PETER PERRETT gave us a brilliant 20 Questions for issue #157. Here’s a brief extract about his school days in ’60s London

PETER PERRETT was almost born a rebel. As a teenager in the ’60s he defied authority. When The Summer Of Love came to an end he discovered The Velvet Underground, who defined him. After trying to make it in the music industry for a few years, The Only Ones broke through in the late ’70s, casting Perrett as a romantic bohemian punk poet. Class A drugs may have ravaged his life during the ’80s and ’90s, but he miraculously reappeared, almost unscathed. 

A clean and humorous 72-year-old Perrett talks to JON ‘MOJO’ MILLS about the past 60 years.

“I never learned the game at all. Never. I learned that you can’t expect anything”

S!: You were expelled from school, as you were deemed a “disruptive influence”. Did you see parallels in Lindsay Anderson’s movie If… a few years later? What was it that riled you about the stiff-collared middle-class institute?

PP: There were three of us working-class poor kids who got a scholarship – paid for tuition and board. My mother had to get a job just to pay for the uniform. It was a blueprint of what those schools were like.

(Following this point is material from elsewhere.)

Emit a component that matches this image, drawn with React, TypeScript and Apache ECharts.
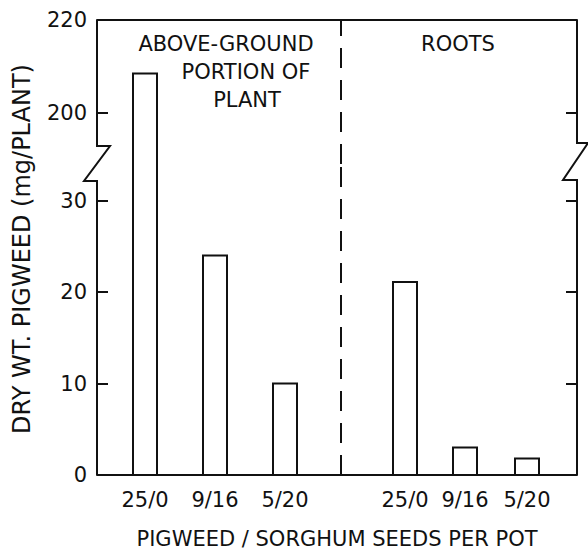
import { useEffect, useRef } from "react";
import * as echarts from "echarts";

// ---- data ----
const categories = ["25/0", "9/16", "5/20"];
const aboveGround = [208.5, 24, 10];
const roots = [21.1, 3, 1.8];
const upperTickValues = [200, 220];
const lowerTickValues = [0, 10, 20, 30];
// x positions (axis units) of the bar groups and of the divider
const aboveSlots = [4.8, 11.8, 18.8];
const rootSlots = [30.8, 36.8, 43.0];
const dividerSlot = 24.4;

// ---- layout ----
const W = 588;
const H = 551;
const L = 97;
const R = 577;
const T = 20;
const B = 475;
const SPLIT = 164;
const UPPER_MIN = 189;
const UPPER_MAX = 220;
const LOWER_MIN = 0;
const LOWER_MAX = 34;
const X_MAX = 48;
const BAR_W = 24;
const FONT = "DejaVu Sans";
const INK = "#111";

const labelFor = (v: number) => {
  const all = [...aboveSlots, ...rootSlots];
  const i = all.findIndex((s) => Math.abs(s - v) < 0.01);
  return i < 0 ? "" : categories[i % 3];
};

const renderBar = (_params: any, api: any) => {
  const x = api.value(0);
  const v = api.value(1);
  const base = api.coord([x, 0]);
  const top = api.coord([x, v]);
  const h = BAR_W / 2;
  return {
    type: "polyline",
    shape: {
      points: [
        [base[0] - h, base[1]],
        [top[0] - h, top[1]],
        [top[0] + h, top[1]],
        [base[0] + h, base[1]],
      ],
    },
    style: { fill: null, stroke: INK, lineWidth: 2 },
  };
};

const divider = {
  silent: true,
  symbol: "none",
  label: { show: false },
  lineStyle: { color: INK, width: 2, type: [20, 12] },
  data: [{ xAxis: dividerSlot }],
};

export default function App() {
  const ref = useRef<HTMLDivElement>(null);
  useEffect(() => {
    if (!ref.current) return;
    const chart = echarts.init(ref.current, undefined, { renderer: "svg" });

    const yAxisCommon = (min: number, max: number, gridIndex: number, position: string, labels: number[] | null, ticks: number[]) => ({
      type: "value",
      gridIndex,
      position,
      min,
      max,
      axisLine: { show: false },
      splitLine: { show: false },
      axisTick: {
        show: true,
        inside: true,
        length: 11,
        customValues: ticks,
        lineStyle: { color: INK, width: 2 },
      },
      axisLabel: labels
        ? {
            show: true,
            customValues: labels,
            margin: 10,
            color: INK,
            fontFamily: FONT,
            fontSize: 21,
            showMinLabel: true,
            showMaxLabel: true,
          }
        : { show: false },
    });

    const leftZig = [
      [L, T],
      [L, 146],
      [L + 13, 146],
      [L - 13, 181],
      [L, 181],
      [L, B],
    ];
    const rightZig = [
      [R, T],
      [R, 143],
      [R + 11, 143],
      [R - 14, 180],
      [R, 180],
      [R, B],
    ];

    const mkData = (slots: number[], vals: number[]) => slots.map((s, i) => [s, vals[i]]);

    chart.setOption({
      animation: false,
      backgroundColor: "#fff",
      textStyle: { fontFamily: FONT },
      grid: [
        { left: L, top: T, width: R - L, height: SPLIT - T, outerBoundsMode: "none", containLabel: false },
        { left: L, top: SPLIT, width: R - L, height: B - SPLIT, outerBoundsMode: "none", containLabel: false },
      ],
      xAxis: [
        {
          type: "value",
          gridIndex: 0,
          position: "top",
          min: 0,
          max: X_MAX,
          axisLine: { show: true, onZero: false, lineStyle: { color: INK, width: 2 } },
          axisTick: { show: false },
          axisLabel: { show: false },
          splitLine: { show: false },
        },
        {
          type: "value",
          gridIndex: 1,
          position: "bottom",
          min: 0,
          max: X_MAX,
          axisLine: { show: true, onZero: false, lineStyle: { color: INK, width: 2 } },
          axisTick: { show: false },
          splitLine: { show: false },
          axisLabel: {
            show: true,
            customValues: [...aboveSlots, ...rootSlots],
            formatter: (v: number) => labelFor(v),
            margin: 14,
            color: INK,
            fontFamily: FONT,
            fontSize: 21,
          },
          name: "PIGWEED / SORGHUM SEEDS PER POT",
          nameLocation: "middle",
          nameGap: 53,
          nameTextStyle: { color: INK, fontFamily: FONT, fontSize: 21 },
        },
      ],
      yAxis: [
        yAxisCommon(UPPER_MIN, UPPER_MAX, 0, "left", upperTickValues, [200]),
        yAxisCommon(UPPER_MIN, UPPER_MAX, 0, "right", null, [200]),
        yAxisCommon(LOWER_MIN, LOWER_MAX, 1, "left", lowerTickValues, [10, 20, 30]),
        yAxisCommon(LOWER_MIN, LOWER_MAX, 1, "right", null, [10, 20, 30]),
      ],
      series: [
        { name: "Above-ground", type: "custom", xAxisIndex: 0, yAxisIndex: 0, clip: true, renderItem: renderBar, data: mkData(aboveSlots, aboveGround), encode: { x: 0, y: 1 }, markLine: divider },
        { name: "Roots", type: "custom", xAxisIndex: 0, yAxisIndex: 0, clip: true, renderItem: renderBar, data: mkData(rootSlots, roots), encode: { x: 0, y: 1 } },
        { name: "Above-ground", type: "custom", xAxisIndex: 1, yAxisIndex: 2, clip: true, renderItem: renderBar, data: mkData(aboveSlots, aboveGround), encode: { x: 0, y: 1 }, markLine: divider },
        { name: "Roots", type: "custom", xAxisIndex: 1, yAxisIndex: 2, clip: true, renderItem: renderBar, data: mkData(rootSlots, roots), encode: { x: 0, y: 1 } },
      ],
      graphic: [
        { type: "polyline", shape: { points: leftZig }, style: { fill: null, stroke: INK, lineWidth: 2 }, z: 10 },
        { type: "polyline", shape: { points: rightZig }, style: { fill: null, stroke: INK, lineWidth: 2 }, z: 10 },
        {
          type: "text",
          x: 22,
          y: 249,
          rotation: Math.PI / 2,
          style: { text: "DRY WT. PIGWEED (mg/PLANT)", fill: INK, font: `24px "${FONT}"`, align: "center", verticalAlign: "middle" },
        },
        { type: "text", x: 226, y: 44, style: { text: "ABOVE-GROUND", fill: INK, font: `21px "${FONT}"`, align: "center", verticalAlign: "middle" } },
        { type: "text", x: 246, y: 72, style: { text: "PORTION OF", fill: INK, font: `21px "${FONT}"`, align: "center", verticalAlign: "middle" } },
        { type: "text", x: 247, y: 100, style: { text: "PLANT", fill: INK, font: `21px "${FONT}"`, align: "center", verticalAlign: "middle" } },
        { type: "text", x: 458, y: 44, style: { text: "ROOTS", fill: INK, font: `21px "${FONT}"`, align: "center", verticalAlign: "middle" } },
      ],
    });
    return () => chart.dispose();
  }, []);
  return <div ref={ref} style={{ position: "fixed", left: 0, top: 0, width: W, height: H }} />;
}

Even in the early ’60s it resembled Tom Brown’s School Days. By the end of the decade, as the ’60s was quite a tumultuous decade, things had changed. And they even got girls in the sixth form. But when I went there, it was still pretty brutal. We had rifles and went on parade and did manoeuvres in Epping Forest – just in case there was an invasion, and we had to defend our country. I liked to tell myself that it traumatised me and that’s why I became an angry young man. But I think I had the anger inside me before I went there, so I can’t use it as an excuse.

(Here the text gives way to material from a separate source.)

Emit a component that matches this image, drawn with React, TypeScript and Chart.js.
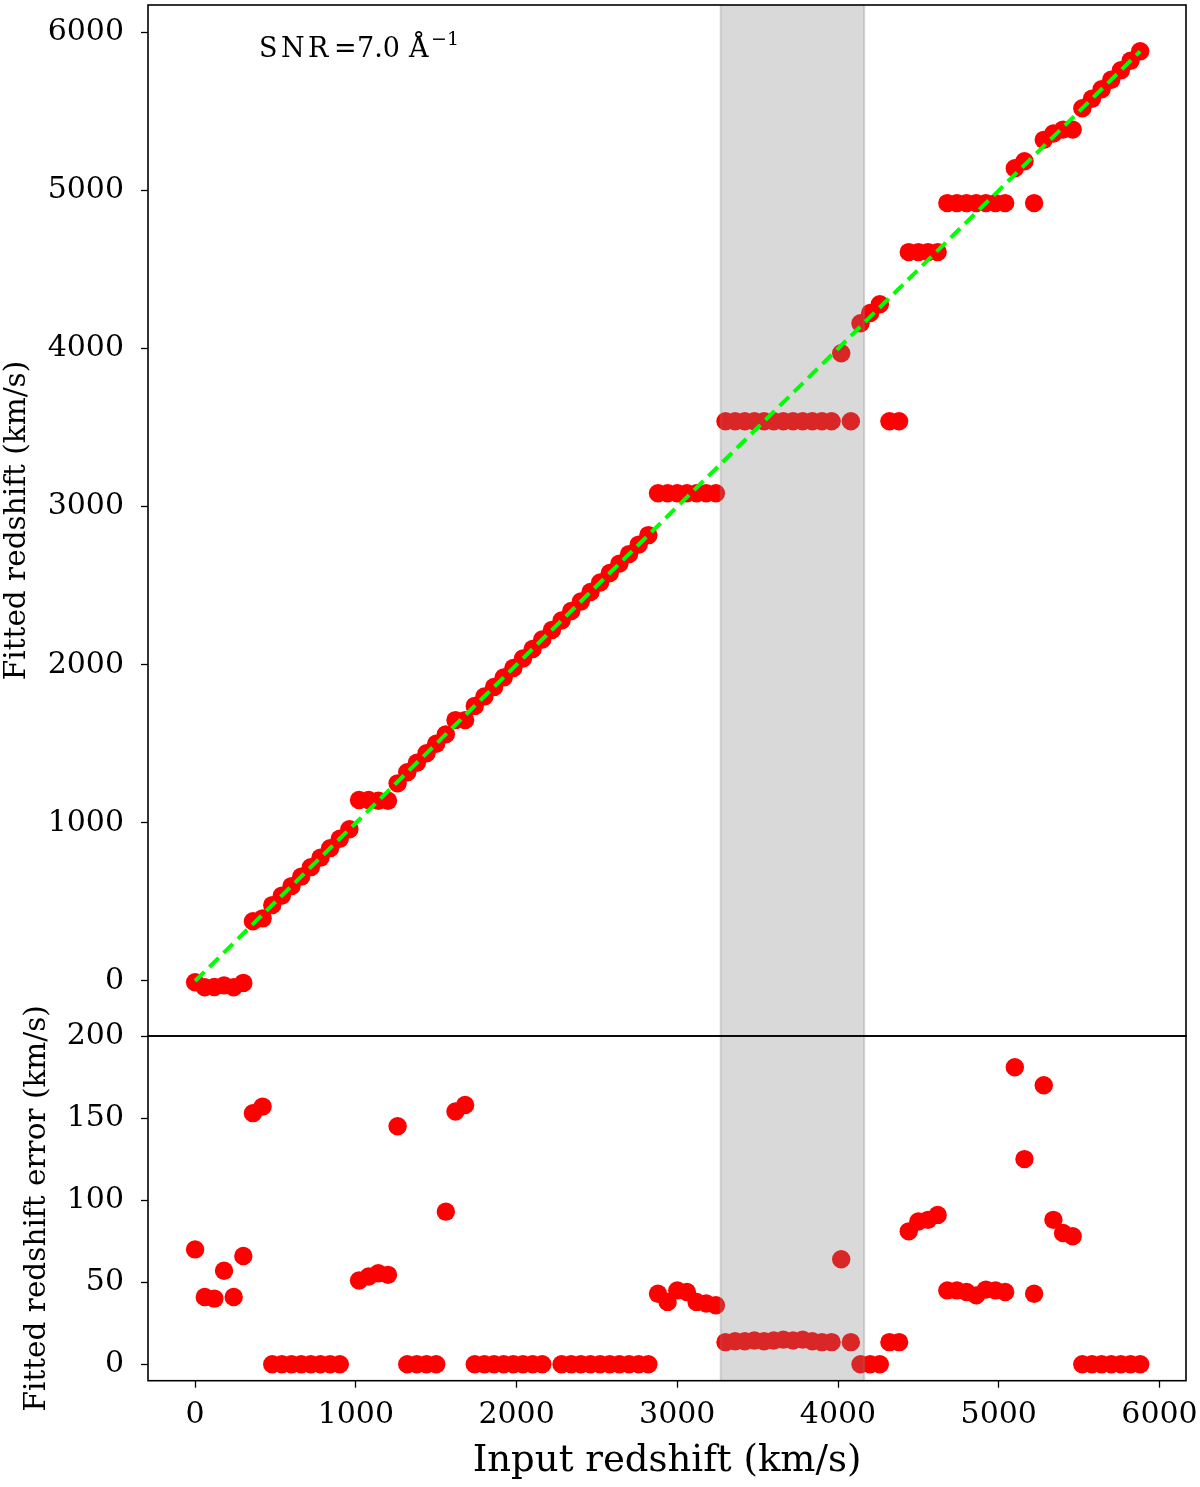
import React, { useEffect, useRef } from 'react';
import { Chart, registerables } from 'chart.js';

Chart.register(...registerables);

const FONT = '"DejaVu Serif", "Liberation Serif", serif';

const inputRedshift = [
  0, 60, 120, 180, 240, 300, 360, 420, 480, 540, 600, 660, 720, 780, 840, 900, 960, 1020, 1080, 1140,
  1200, 1260, 1320, 1380, 1440, 1500, 1560, 1620, 1680, 1740, 1800, 1860, 1920, 1980, 2040, 2100, 2160, 2220, 2280, 2340,
  2400, 2460, 2520, 2580, 2640, 2700, 2760, 2820, 2880, 2940, 3000, 3060, 3120, 3180, 3240, 3300, 3360, 3420, 3480, 3540,
  3600, 3660, 3720, 3780, 3840, 3900, 3960, 4020, 4080, 4140, 4200, 4260, 4320, 4380, 4440, 4500, 4560, 4620, 4680, 4740,
  4800, 4860, 4920, 4980, 5040, 5100, 5160, 5220, 5280, 5340, 5400, 5460, 5520, 5580, 5640, 5700, 5760, 5820, 5880,
];

const fittedRedshift = [
  -8, -40, -38, -28, -40, -12, 378, 396, 480, 540, 600, 660, 720, 780, 840, 900, 960, 1145, 1145, 1140,
  1140, 1250, 1320, 1380, 1440, 1500, 1560, 1650, 1650, 1740, 1800, 1860, 1920, 1980, 2040, 2100, 2160, 2220, 2280, 2340,
  2400, 2460, 2520, 2580, 2640, 2700, 2760, 2820, 3085, 3085, 3085, 3085, 3085, 3085, 3085, 3540, 3540, 3540, 3540, 3540,
  3540, 3540, 3540, 3540, 3540, 3540, 3540, 3970, 3540, 4160, 4225, 4280, 3540, 3540, 4610, 4610, 4610, 4610, 4920, 4920,
  4920, 4920, 4920, 4920, 4920, 5140, 5185, 4920, 5320, 5360, 5385, 5385, 5520, 5580, 5640, 5700, 5760, 5820, 5880,
];

const fittedError: (number | null)[] = [
  70, 41, 40, 57, 41, 66, 153, 157, 0, 0, 0, 0, 0, 0, 0, 0, null, 51, 53.5, 55.5,
  54.5, 145, 0, 0, 0, 0, 93, 154, 158, 0, 0, 0, 0, 0, 0, 0, 0, null, 0, 0,
  0, 0, 0, 0, 0, 0, 0, 0, 43, 38, 45, 44, 38, 37, 36, 13.5, 14, 14, 14.5, 14,
  14.5, 15, 14.5, 15, 14, 13.5, 13.5, 64, 13.5, 0, 0, 0, 13.5, 13.5, 81, 87, 88, 91, 45, 45,
  44, 42, 45.5, 45, 44, 181, 125, 43, 170, 88, 80, 78, 0, 0, 0, 0, 0, 0, 0,
];

const oneToOneX = [0, 5880];
const xTicks = [0, 1000, 2000, 3000, 4000, 5000, 6000];
const topYTicks = [0, 1000, 2000, 3000, 4000, 5000, 6000];
const bottomYTicks = [0, 50, 100, 150, 200];
const shadeRange = [3270, 4163];

// annotation text pieces with their horizontal positions (px)
const snrPieces: [string, number, string][] = [
  ['SNR', 259, '3.5px'],
  ['=', 334, '0px'],
  ['7.0', 357, '0px'],
  ['Å', 409, '0px'],
];
const snrExponent = '−1';

const X_MIN = -293;
const X_MAX = 6165;

const SHADE = 'rgba(128,128,128,0.3)';

function drawShade(chart: any) {
  const { ctx, chartArea, scales } = chart;
  const x0 = scales.x.getPixelForValue(shadeRange[0]);
  const x1 = scales.x.getPixelForValue(shadeRange[1]);
  ctx.save();
  ctx.fillStyle = SHADE;
  ctx.fillRect(x0, chartArea.top, x1 - x0, chartArea.bottom - chartArea.top);
  ctx.strokeStyle = SHADE;
  ctx.lineWidth = 2;
  ctx.beginPath();
  ctx.moveTo(x0, chartArea.top);
  ctx.lineTo(x0, chartArea.bottom);
  ctx.moveTo(x1, chartArea.top);
  ctx.lineTo(x1, chartArea.bottom);
  ctx.stroke();
  ctx.restore();
}

const framePlugin = {
  id: 'frame',
  afterDraw(chart: any) {
    const { ctx, chartArea } = chart;
    ctx.save();
    ctx.strokeStyle = '#000';
    ctx.lineWidth = 1.6;
    ctx.strokeRect(chartArea.left, chartArea.top, chartArea.right - chartArea.left, chartArea.bottom - chartArea.top);
    ctx.restore();
  },
};

const topShadePlugin = {
  id: 'topShade',
  beforeDatasetDraw(chart: any, args: any) {
    if (args.index === 0) drawShade(chart);
  },
};

const bottomShadePlugin = {
  id: 'bottomShade',
  afterDatasetsDraw(chart: any) {
    drawShade(chart);
  },
};

const snrPlugin = {
  id: 'snr',
  afterDraw(chart: any) {
    const { ctx } = chart;
    ctx.save();
    ctx.fillStyle = '#000';
    ctx.textAlign = 'left';
    ctx.textBaseline = 'alphabetic';
    ctx.font = `27px ${FONT}`;
    snrPieces.forEach(([t, x, ls]) => {
      (ctx as any).letterSpacing = ls;
      ctx.fillText(t, x, 57);
    });
    (ctx as any).letterSpacing = '0px';
    ctx.font = `19px ${FONT}`;
    ctx.fillText(snrExponent, 431, 45);
    ctx.restore();
  },
};

function tickGrid() {
  return {
    drawOnChartArea: false,
    drawTicks: true,
    tickLength: 7,
    tickWidth: 1.3,
    tickColor: '#000',
  };
}

function fixYWidth(s: any) {
  s.width = 148;
  s.paddingTop = 0;
  s.paddingBottom = 0;
  s.paddingLeft = 0;
  s.paddingRight = 0;
}

export default function App() {
  const topRef = useRef<HTMLCanvasElement>(null);
  const bottomRef = useRef<HTMLCanvasElement>(null);

  useEffect(() => {
    const pointsTop = inputRedshift.map((x, i) => ({ x, y: fittedRedshift[i] }));
    const pointsBottom = inputRedshift.map((x, i) => ({ x, y: fittedError[i] }));
    const line = oneToOneX.map((v) => ({ x: v, y: v }));

    const top = new Chart(topRef.current as HTMLCanvasElement, {
      type: 'scatter',
      data: {
        datasets: [
          {
            type: 'line',
            data: line,
            borderColor: '#00ff00',
            borderWidth: 4,
            borderDash: [13, 7],
            pointRadius: 0,
            fill: false,
          } as any,
          {
            data: pointsTop,
            backgroundColor: '#ff0000',
            borderWidth: 0,
            pointRadius: 9.2,
          },
        ],
      },
      options: {
        animation: false,
        responsive: false,
        events: [],
        layout: { autoPadding: false, padding: { top: 5, right: 14, bottom: 4, left: 0 } },
        plugins: { legend: { display: false }, tooltip: { enabled: false } },
        scales: {
          x: {
            type: 'linear',
            min: X_MIN,
            max: X_MAX,
            display: false,
          },
          y: {
            type: 'linear',
            min: -348,
            max: 6173,
            afterBuildTicks: (s: any) => {
              s.ticks = topYTicks.map((v) => ({ value: v }));
            },
            afterFit: fixYWidth,
            grid: tickGrid(),
            border: { display: false },
            ticks: {
              color: '#000',
              padding: 17,
              font: { family: FONT, size: 30 },
              callback: (v: any) => String(v),
            },
            title: {
              display: true,
              text: 'Fitted redshift (km/s)',
              color: '#000',
              font: { family: FONT, size: 29.5 },
              padding: { top: 0, bottom: 0 },
            },
          },
        },
      },
      plugins: [topShadePlugin, framePlugin, snrPlugin],
    });

    const bottom = new Chart(bottomRef.current as HTMLCanvasElement, {
      type: 'scatter',
      data: {
        datasets: [
          {
            data: pointsBottom,
            backgroundColor: '#ff0000',
            borderWidth: 0,
            pointRadius: 9.2,
          },
        ],
      },
      options: {
        animation: false,
        responsive: false,
        events: [],
        layout: { autoPadding: false, padding: { top: 36, right: 14, bottom: 0, left: 0 } },
        plugins: { legend: { display: false }, tooltip: { enabled: false } },
        scales: {
          x: {
            type: 'linear',
            min: X_MIN,
            max: X_MAX,
            afterBuildTicks: (s: any) => {
              s.ticks = xTicks.map((v) => ({ value: v }));
            },
            afterFit: (s: any) => {
              s.height = 106.3;
              s.paddingTop = 0;
              s.paddingBottom = 0;
              s.paddingLeft = 0;
              s.paddingRight = 0;
            },
            grid: tickGrid(),
            border: { display: false },
            ticks: {
              color: '#000',
              padding: 9.5,
              maxRotation: 0,
              font: { family: FONT, size: 30 },
              callback: (v: any) => String(v),
            },
            title: {
              display: true,
              text: 'Input redshift (km/s)',
              color: '#000',
              font: { family: FONT, size: 37 },
              padding: { top: 0, bottom: 3 },
            },
          },
          y: {
            type: 'linear',
            min: -10,
            max: 200,
            afterBuildTicks: (s: any) => {
              s.ticks = bottomYTicks.map((v) => ({ value: v }));
            },
            afterFit: fixYWidth,
            grid: tickGrid(),
            border: { display: false },
            ticks: {
              color: '#000',
              padding: 17,
              font: { family: FONT, size: 30 },
              callback: (v: any) => String(v),
            },
            title: {
              display: true,
              text: 'Fitted redshift error (km/s)',
              color: '#000',
              font: { family: FONT, size: 29.5 },
              padding: { top: 20, bottom: 0 },
            },
          },
        },
      },
      plugins: [bottomShadePlugin, framePlugin],
    });

    return () => {
      top.destroy();
      bottom.destroy();
    };
  }, []);

  return (
    <div style={{ position: 'absolute', left: 0, top: 0, width: 1200, height: 1487, background: '#fff' }}>
      <canvas
        ref={topRef}
        width={1200}
        height={1040}
        style={{ position: 'absolute', left: 0, top: 0, width: 1200, height: 1040 }}
      />
      <canvas
        ref={bottomRef}
        width={1200}
        height={487}
        style={{ position: 'absolute', left: 0, top: 1000, width: 1200, height: 487 }}
      />
    </div>
  );
}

Your parents weren’t allowed to come and see you when you first arrived. It was hard to get used to that at the age of 11 in an environment that was quite oppressive in lots of ways. When the parents were allowed to finally visit, some of the others would have Jags and Rolls and Bentleys and things. My dad didn’t drive up into the car park because he didn’t want to embarrass me in front of everybody else. He parked his work’s Anglia estate well out of sight. I confronted it as a challenge. They will not break me. My attitude was just to get in as much trouble as I possibly could, but not with the intention of getting expelled. That took four years. I was being told what to do 24 hours a day, as I was trapped there. It wasn’t like day school. You could hate that from nine until four, but at least there was some relief when you went home. It really was like If…

My only other world was the transistor radio, which I’d listen to underneath the pillows, so I didn’t get caught with it. That was the escape. The only escape I had was music. At that age, music meant everything to me. It was my complete world.